At the peak of his blackjack career, Hull was developing his own options pricing model, in complete ignorance of the groundbreaking Black-Scholes paper published in 1973. “My model converged with Black-Scholes. The only difference was that I used an empirical, rather than lognormal, distribution,” he says. Initially, Hull thought the profitability of the nascent options market wouldn’t last. Convinced by the potential applicability of computing to exchanges, Hull believed functions such as order entry and matching could, and would, become automated. He was right, though it was only in the early 1990s that electronic trading gained a real foothold.
“I have always leaned on technology to give me an edge,” he says.
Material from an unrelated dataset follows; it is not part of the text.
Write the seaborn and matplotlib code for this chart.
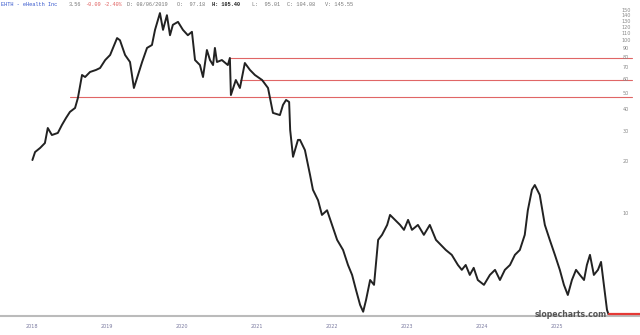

Perhaps Hull’s biggest contribution to trading was his role in fighting to get computers on to the trading floor. He views this as an essential step in the broadening of market access. “Traders were even reluctant to let colleagues from another pit trade their part of the floor, such was their time and place advantage,” he says, adding that whether talking about financial markets or healthcare, he will always fight for equal access.
Today, Hull is pragmatic about regaining the intellectual and technological edge he once had over his peers. “It’s difficult to get back into the business after five years out. The markets have changed tremendously – you can’t just jump straight in,” he says. In the late 1980s and early 1990s, Hull was one of the financial firms that broke the mould through its model-driven approach, and hiring of PhD mathematicians and physicists. Nowadays, these characteristics are commonplace. “The complexity of markets, trading and technology is now 100 times what it was in 1990,” he says. Then again, Hull Trading was able to achieve a level of sophistication in the late 1990s that some market-makers have only recently matched. The odds are it won’t take Hull too long to get up to speed.